In the present study, dark-field based hyperspectral Imaging (HSI) technique has been utilized to image single as well as multiple osteoblasts and adipocytes in salt media grown on the glass substrate. The spectral response of the cells at each pixel of the images were recorded in the visible-NIR range (400-900 nm). Response is stored in the three dimensional data-cube formed with two spatial dimensions and one spectral dimension. No special tagging or staining of the ASCs and derived osteoblasts, adipocytes has been done, as more likely required in traditional microscopy techniques. Incident light is diffracted at multiple angles and hence scattering response received after transmission is different even within the single cell due to sub-cellular heterogeneities present in the control and differentiating ASCs.
Based on dark-field images of control and differentiated sample, we found significant structural and spectral distinctiveness at day 14 onwards for differentiated osteoblasts and at day 6 onwards for adipocytes. Fourier filtering of images provides good visual inspection of structural modifications. Spectral data from the cellular surface and intracellular markers, and secreted molecules is stored to build the spectral libraries. Matrix-assisted laser deposition/ionization (MALDI) spectrometry technique is performed on control and differentiated cells to obtain insight of sub-cellular single molecules, mineral deposits, fats, proteins, and other biological mono-constituents. In the hyperspectral images, the entire spectrum is stored within each pixel as a vector where the number of spectral bands (wavelength range) equals vector dimension and the corresponding intensity signifies the component of the individual vector. Spectral signatures from the identified lipids are then matched to the in vitro stem-cells via spectral angle mapping (SAM) algorithms. By computing angle between two pixels, remarkable spectral similarity and dissimilarity are identified between control and differentiated stem cells. Pseudo-colored differentiating maps are produced by calibrating ‘match’ threshold. Secondary validation to the HSI is provided by evaluating optical images with template-match and edge-detection algorithms as well as second-harmonic generation microscopy to investigate osteoblasts.

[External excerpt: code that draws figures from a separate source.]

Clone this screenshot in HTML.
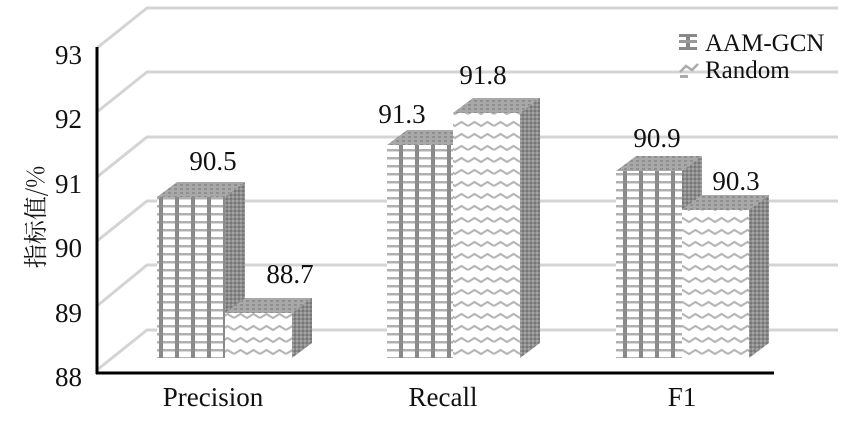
<!DOCTYPE html>
<html><head><meta charset="utf-8"><style>
html,body{margin:0;padding:0;background:#fff;width:851px;height:427px;overflow:hidden}
svg{display:block}
.s{font-family:"Liberation Serif","DejaVu Serif",serif;fill:#111}
.c{font-family:"Noto Serif CJK SC","Noto Sans CJK SC",serif;fill:#111}
</style></head><body>
<svg width="851" height="427" viewBox="0 0 851 427" xmlns="http://www.w3.org/2000/svg">
<defs>
<pattern id="grid" width="16" height="8" patternUnits="userSpaceOnUse" x="157" y="197">
<rect width="16" height="8" fill="#fff"/>
<rect x="0" y="0" width="16" height="2.5" fill="#b0b0b0"/>
<rect x="2" y="0" width="4" height="8" fill="#8a8a8a"/>
</pattern>
<pattern id="wave" width="26" height="12" patternUnits="userSpaceOnUse">
<rect width="26" height="12" fill="#fff"/>
<path d="M0 6 L6.5 2 L13 6 L19.5 2 L26 6" stroke="#b5b5b5" stroke-width="2.2" fill="none"/>
</pattern>
<pattern id="side" width="4" height="4" patternUnits="userSpaceOnUse">
<rect width="4" height="4" fill="#8c8c8c"/>
<rect width="2" height="2" fill="#a5a5a5"/>
<rect x="2" y="2" width="2" height="2" fill="#777"/>
</pattern>
<pattern id="top" width="6" height="4" patternUnits="userSpaceOnUse">
<rect width="6" height="4" fill="#a8a8a8"/>
<rect width="3" height="2" fill="#8f8f8f"/>
</pattern>
</defs>
<g stroke="#d4d4d4" stroke-width="3" fill="none">
<polyline points="97,48 147,8 838,8"/>
<polyline points="97,112 147,72 838,72"/>
<polyline points="97,177 147,137 838,137"/>
<polyline points="97,241 147,201 838,201"/>
<polyline points="97,306 147,265 838,265"/>
<polyline points="97,370 147,330 838,330"/>
</g>
<g>
<polygon points="157,197 177,182 245,182 225,197" fill="url(#top)"/>
<polygon points="225,197 245,182 245,343 225,358" fill="url(#side)"/>
<rect x="157" y="197" width="68" height="161" fill="url(#grid)"/>
<polygon points="225,313 245,298 312,298 292,313" fill="url(#top)"/>
<polygon points="292,313 312,298 312,343 292,358" fill="url(#side)"/>
<rect x="225" y="313" width="67" height="45" fill="url(#wave)"/>
<polygon points="387,145 407,130 473,130 453,145" fill="url(#top)"/>
<rect x="387" y="145" width="66" height="213" fill="url(#grid)"/>
<polygon points="453,113 473,98 540,98 520,113" fill="url(#top)"/>
<polygon points="520,113 540,98 540,343 520,358" fill="url(#side)"/>
<rect x="453" y="113" width="67" height="245" fill="url(#wave)"/>
<polygon points="616,171 636,156 702,156 682,171" fill="url(#top)"/>
<polygon points="682,171 702,156 702,195 682,210" fill="url(#side)"/>
<rect x="616" y="171" width="66" height="187" fill="url(#grid)"/>
<polygon points="682,210 702,195 769,195 749,210" fill="url(#top)"/>
<polygon points="749,210 769,195 769,343 749,358" fill="url(#side)"/>
<rect x="682" y="210" width="67" height="148" fill="url(#wave)"/>
</g>
<line x1="97" y1="47" x2="97" y2="374" stroke="#000" stroke-width="3"/>
<line x1="96" y1="373" x2="774" y2="373" stroke="#000" stroke-width="3"/>
<g class="s" font-size="27" text-anchor="end">
<text class="s" x="82" y="64">93</text>
<text class="s" x="82" y="128">92</text>
<text class="s" x="82" y="193">91</text>
<text class="s" x="82" y="257">90</text>
<text class="s" x="82" y="322">89</text>
<text class="s" x="82" y="386">88</text>
</g>
<text class="c" transform="translate(44,217) rotate(-90)" font-size="24" text-anchor="middle">指标值/%</text>
<g font-size="27" text-anchor="middle">
<text class="s" x="213" y="406">Precision</text>
<text class="s" x="443" y="406">Recall</text>
<text class="s" x="682" y="406">F1</text>
</g>
<g font-size="27" text-anchor="middle">
<text class="s" x="213" y="170">90.5</text>
<text class="s" x="290" y="283">88.7</text>
<text class="s" x="402" y="123">91.3</text>
<text class="s" x="483" y="84">91.8</text>
<text class="s" x="657" y="147">90.9</text>
<text class="s" x="736" y="190">90.3</text>
</g>
<rect x="679" y="34" width="18" height="3" fill="#888"/>
<rect x="679" y="47" width="18" height="3" fill="#888"/>
<rect x="686" y="34" width="4" height="16" fill="#888"/>
<rect x="679" y="40" width="18" height="3" fill="#999"/>
<path d="M680 72 L686 66 L692 70 L698 64" stroke="#aaa" stroke-width="2.5" fill="none"/>
<rect x="680" y="75" width="8" height="3" fill="#aaa"/>
<g font-size="25">
<text class="s" x="705" y="51">AAM-GCN</text>
<text class="s" x="705" y="78">Random</text>
</g>
</svg>
</body></html>
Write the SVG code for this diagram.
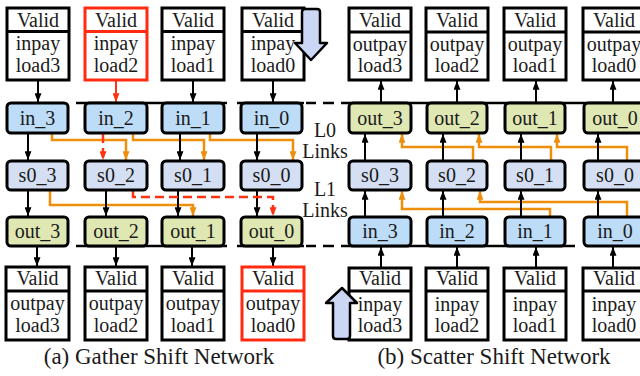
<svg xmlns="http://www.w3.org/2000/svg" width="640" height="376" viewBox="0 0 640 376" font-family="'Liberation Serif', 'Times New Roman', 'DejaVu Serif', serif">
<defs>
<style>
text{font-family:'Liberation Serif','Times New Roman','DejaVu Serif',serif;font-size:20px;fill:#1a1a1a;text-anchor:middle}
.cap{font-size:23px}
.reg{fill:#fff;stroke:#000;stroke-width:3}
.regr{fill:#fff;stroke:#ff2a10;stroke-width:3}
.div{stroke:#000;stroke-width:3}
.divr{stroke:#ff2a10;stroke-width:3}
.in{fill:#bddcf8;stroke:#000;stroke-width:3}
.s0{fill:#d5dff3;stroke:#000;stroke-width:3}
.out{fill:#dfe7b2;stroke:#000;stroke-width:3}
.bk{fill:none;stroke:#000;stroke-width:2;marker-end:url(#ab)}
.or{fill:none;stroke:#ef8e0b;stroke-width:2.5;marker-end:url(#ao)}
.rd{fill:none;stroke:#ff3311;stroke-width:2.5;stroke-dasharray:9 5;marker-end:url(#ar)}
.rs{fill:none;stroke:#ff3311;stroke-width:2;marker-end:url(#ar)}
.bd{fill:none;stroke:#000;stroke-width:2.5}
.big{fill:#ccd7f6;stroke:#000;stroke-width:2.5;stroke-linejoin:round}
</style>
<marker id="ab" viewBox="0 0 10 8" refX="10" refY="4" markerWidth="9" markerHeight="7" markerUnits="userSpaceOnUse" orient="auto"><path d="M0,0 L10,4 L0,8 z" fill="#000"/></marker>
<marker id="ao" viewBox="0 0 10 8" refX="10" refY="4" markerWidth="9" markerHeight="7" markerUnits="userSpaceOnUse" orient="auto"><path d="M0,0 L10,4 L0,8 z" fill="#ef8e0b"/></marker>
<marker id="ar" viewBox="0 0 10 8" refX="10" refY="4" markerWidth="9" markerHeight="7" markerUnits="userSpaceOnUse" orient="auto"><path d="M0,0 L10,4 L0,8 z" fill="#ff3311"/></marker>
</defs>

<g id="boundaries">
<path class="bd" d="M76,103H227M237,103H304M306,103H316M323,103H334M341,103H640"/>
<path class="bd" d="M76,246H227M237,246H304M306,246H316M323,246H334M341,246H575"/>
</g>

<g id="connectors">
<path class="bk" d="M38,81V102"/>
<path class="rs" d="M116,81V102"/>
<path class="bk" d="M193,81V102"/>
<path class="bk" d="M273,81V102"/>
<path class="or" d="M52,134V140H126V160"/>
<path class="or" d="M133,134V140H204V160"/>
<path class="or" d="M210,134V140H293V160"/>
<path class="bk" d="M28,134V160"/>
<path class="bk" d="M180,134V160"/>
<path class="bk" d="M257,134V160"/>
<path class="rd" d="M103,134V160"/>
<path class="or" d="M50,191V205H193V216"/>
<path class="bk" d="M28,191V216"/>
<path class="bk" d="M106,191V216"/>
<path class="bk" d="M178,191V216"/>
<path class="bk" d="M257,191V216"/>
<path class="rd" d="M133,191V197H273V216"/>
<path class="bk" d="M37,247V266"/>
<path class="bk" d="M116,247V266"/>
<path class="bk" d="M192,247V266"/>
<path class="bk" d="M273,247V266"/>
<path class="bk" d="M381,267V247"/>
<path class="bk" d="M457,267V247"/>
<path class="bk" d="M536,267V247"/>
<path class="bk" d="M613,267V247"/>
<path class="or" d="M550,216V209H402V191"/>
<path class="or" d="M627,216V202H480V191"/>
<path class="bk" d="M365,216V191"/>
<path class="bk" d="M443,216V191"/>
<path class="bk" d="M521,216V191"/>
<path class="bk" d="M598,216V191"/>
<path class="or" d="M473,160V147H402V134"/>
<path class="or" d="M551,160V147H479V134"/>
<path class="or" d="M627,160V147H557V134"/>
<path class="bk" d="M365,160V134"/>
<path class="bk" d="M443,160V134"/>
<path class="bk" d="M521,160V134"/>
<path class="bk" d="M598,160V134"/>
<path class="bk" d="M381,102V81"/>
<path class="bk" d="M457,102V81"/>
<path class="bk" d="M536,102V81"/>
<path class="bk" d="M613,102V81"/>
</g>

<g id="g_inreg3"><rect class="reg" x="7" y="8" width="62" height="72"/><line class="div" x1="7" y1="31.5" x2="69" y2="31.5"/><text x="38" y="27">Valid</text><text x="38" y="50">inpay</text><text x="38" y="72">load3</text></g>
<g id="g_inreg2"><rect class="regr" x="85" y="8" width="62" height="72"/><line class="divr" x1="85" y1="31.5" x2="147" y2="31.5"/><text x="116" y="27">Valid</text><text x="116" y="50">inpay</text><text x="116" y="72">load2</text></g>
<g id="g_inreg1"><rect class="reg" x="162" y="8" width="62" height="72"/><line class="div" x1="162" y1="31.5" x2="224" y2="31.5"/><text x="193" y="27">Valid</text><text x="193" y="50">inpay</text><text x="193" y="72">load1</text></g>
<g id="g_inreg0"><rect class="reg" x="242" y="8" width="62" height="72"/><line class="div" x1="242" y1="31.5" x2="304" y2="31.5"/><text x="273" y="27">Valid</text><text x="273" y="50">inpay</text><text x="273" y="72">load0</text></g>

<g id="g_in_3"><rect class="in" x="7" y="103" width="61" height="30" rx="4"/><text x="37.5" y="125">in_3</text></g>
<g id="g_in_2"><rect class="in" x="85" y="103" width="62" height="30" rx="4"/><text x="116" y="125">in_2</text></g>
<g id="g_in_1"><rect class="in" x="162" y="103" width="62" height="30" rx="4"/><text x="193" y="125">in_1</text></g>
<g id="g_in_0"><rect class="in" x="241" y="103" width="61" height="30" rx="4"/><text x="271.5" y="125">in_0</text></g>

<g id="g_s0_3"><rect class="s0" x="7" y="161" width="61" height="29" rx="4"/><text x="37.5" y="182">s0_3</text></g>
<g id="g_s0_2"><rect class="s0" x="85" y="161" width="62" height="29" rx="4"/><text x="116" y="182">s0_2</text></g>
<g id="g_s0_1"><rect class="s0" x="162" y="161" width="62" height="29" rx="4"/><text x="193" y="182">s0_1</text></g>
<g id="g_s0_0"><rect class="s0" x="241" y="161" width="61" height="29" rx="4"/><text x="271.5" y="182">s0_0</text></g>

<g id="g_out_3"><rect class="out" x="7" y="217" width="61" height="29" rx="4"/><text x="37.5" y="238">out_3</text></g>
<g id="g_out_2"><rect class="out" x="85" y="217" width="62" height="29" rx="4"/><text x="116" y="238">out_2</text></g>
<g id="g_out_1"><rect class="out" x="162" y="217" width="62" height="29" rx="4"/><text x="193" y="238">out_1</text></g>
<g id="g_out_0"><rect class="out" x="241" y="217" width="61" height="29" rx="4"/><text x="271.5" y="238">out_0</text></g>

<g id="g_outreg3"><rect class="reg" x="6" y="267" width="63" height="73"/><line class="div" x1="6" y1="291" x2="69" y2="291"/><text x="37.5" y="285">Valid</text><text x="37.5" y="310">outpay</text><text x="37.5" y="332">load3</text></g>
<g id="g_outreg2"><rect class="reg" x="85" y="267" width="62" height="73"/><line class="div" x1="85" y1="291" x2="147" y2="291"/><text x="116" y="285">Valid</text><text x="116" y="310">outpay</text><text x="116" y="332">load2</text></g>
<g id="g_outreg1"><rect class="reg" x="162" y="267" width="62" height="73"/><line class="div" x1="162" y1="291" x2="224" y2="291"/><text x="193" y="285">Valid</text><text x="193" y="310">outpay</text><text x="193" y="332">load1</text></g>
<g id="g_outreg0"><rect class="regr" x="242" y="267" width="62" height="73"/><line class="divr" x1="242" y1="291" x2="304" y2="291"/><text x="273" y="285">Valid</text><text x="273" y="310">outpay</text><text x="273" y="332">load0</text></g>

<g id="g_bigarrow"><path class="big" d="M302,12Q302,9 305,9H317Q320,9 320,12V43H327L311,60L295,43H302Z"/></g>

<text class="cap" x="159" y="364">(a) Gather Shift Network</text>

<g id="labels">
<text x="325" y="137">L0</text>
<text x="325" y="158">Links</text>
<text x="325" y="196">L1</text>
<text x="325" y="217">Links</text>
</g>

<g id="s_outreg3"><rect class="reg" x="349" y="8" width="62" height="72"/><line class="div" x1="349" y1="32" x2="411" y2="32"/><text x="380" y="27">Valid</text><text x="380" y="51">outpay</text><text x="380" y="72">load3</text></g>
<g id="s_outreg2"><rect class="reg" x="426" y="8" width="62" height="72"/><line class="div" x1="426" y1="32" x2="488" y2="32"/><text x="457" y="27">Valid</text><text x="457" y="51">outpay</text><text x="457" y="72">load2</text></g>
<g id="s_outreg1"><rect class="reg" x="504" y="8" width="62" height="72"/><line class="div" x1="504" y1="32" x2="566" y2="32"/><text x="535" y="27">Valid</text><text x="535" y="51">outpay</text><text x="535" y="72">load1</text></g>
<g id="s_outreg0"><rect class="reg" x="583" y="8" width="62" height="72"/><line class="div" x1="583" y1="32" x2="645" y2="32"/><text x="614" y="27">Valid</text><text x="614" y="51">outpay</text><text x="614" y="72">load0</text></g>

<g id="s_out_3"><rect class="out" x="349" y="103" width="62" height="30" rx="4"/><text x="380" y="125">out_3</text></g>
<g id="s_out_2"><rect class="out" x="427" y="103" width="60" height="30" rx="4"/><text x="457" y="125">out_2</text></g>
<g id="s_out_1"><rect class="out" x="505" y="103" width="60" height="30" rx="4"/><text x="535" y="125">out_1</text></g>
<g id="s_out_0"><rect class="out" x="584" y="103" width="62" height="30" rx="4"/><text x="615" y="125">out_0</text></g>

<g id="s_s0_3"><rect class="s0" x="349" y="161" width="62" height="29" rx="4"/><text x="380" y="182">s0_3</text></g>
<g id="s_s0_2"><rect class="s0" x="427" y="161" width="60" height="29" rx="4"/><text x="457" y="182">s0_2</text></g>
<g id="s_s0_1"><rect class="s0" x="505" y="161" width="60" height="29" rx="4"/><text x="535" y="182">s0_1</text></g>
<g id="s_s0_0"><rect class="s0" x="584" y="161" width="62" height="29" rx="4"/><text x="615" y="182">s0_0</text></g>

<g id="s_in_3"><rect class="in" x="349" y="217" width="62" height="29" rx="4"/><text x="380" y="238">in_3</text></g>
<g id="s_in_2"><rect class="in" x="427" y="217" width="60" height="29" rx="4"/><text x="457" y="238">in_2</text></g>
<g id="s_in_1"><rect class="in" x="505" y="217" width="60" height="29" rx="4"/><text x="535" y="238">in_1</text></g>
<g id="s_in_0"><rect class="in" x="584" y="217" width="62" height="29" rx="4"/><text x="615" y="238">in_0</text></g>

<g id="s_inreg3"><rect class="reg" x="349" y="268" width="62" height="72"/><line class="div" x1="349" y1="291" x2="411" y2="291"/><text x="380" y="285">Valid</text><text x="380" y="311">inpay</text><text x="380" y="332">load3</text></g>
<g id="s_inreg2"><rect class="reg" x="426" y="268" width="62" height="72"/><line class="div" x1="426" y1="291" x2="488" y2="291"/><text x="457" y="285">Valid</text><text x="457" y="311">inpay</text><text x="457" y="332">load2</text></g>
<g id="s_inreg1"><rect class="reg" x="504" y="268" width="62" height="72"/><line class="div" x1="504" y1="291" x2="566" y2="291"/><text x="535" y="285">Valid</text><text x="535" y="311">inpay</text><text x="535" y="332">load1</text></g>
<g id="s_inreg0"><rect class="reg" x="583" y="268" width="62" height="72"/><line class="div" x1="583" y1="291" x2="645" y2="291"/><text x="614" y="285">Valid</text><text x="614" y="311">inpay</text><text x="614" y="332">load0</text></g>

<g id="s_bigarrow"><path class="big" d="M333,336V303H326L342,288L357,303H350V336Q350,339 347,339H336Q333,339 333,336Z"/></g>

<text class="cap" x="494" y="364">(b) Scatter Shift Network</text>
</svg>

Establishing this label-free protocol with minimum specimen preparation enables promising outcomes to overcome phototoxicity effect of traditional microscopy such as fluorescence/staining bleaching errors. The study would lead to high-throughput identification of patient specific derived cells for clinical use preventing mass rejection, and advance our understanding of the behavior of stem cellular clusters undergoing adipogenic and osteogenic differentiation.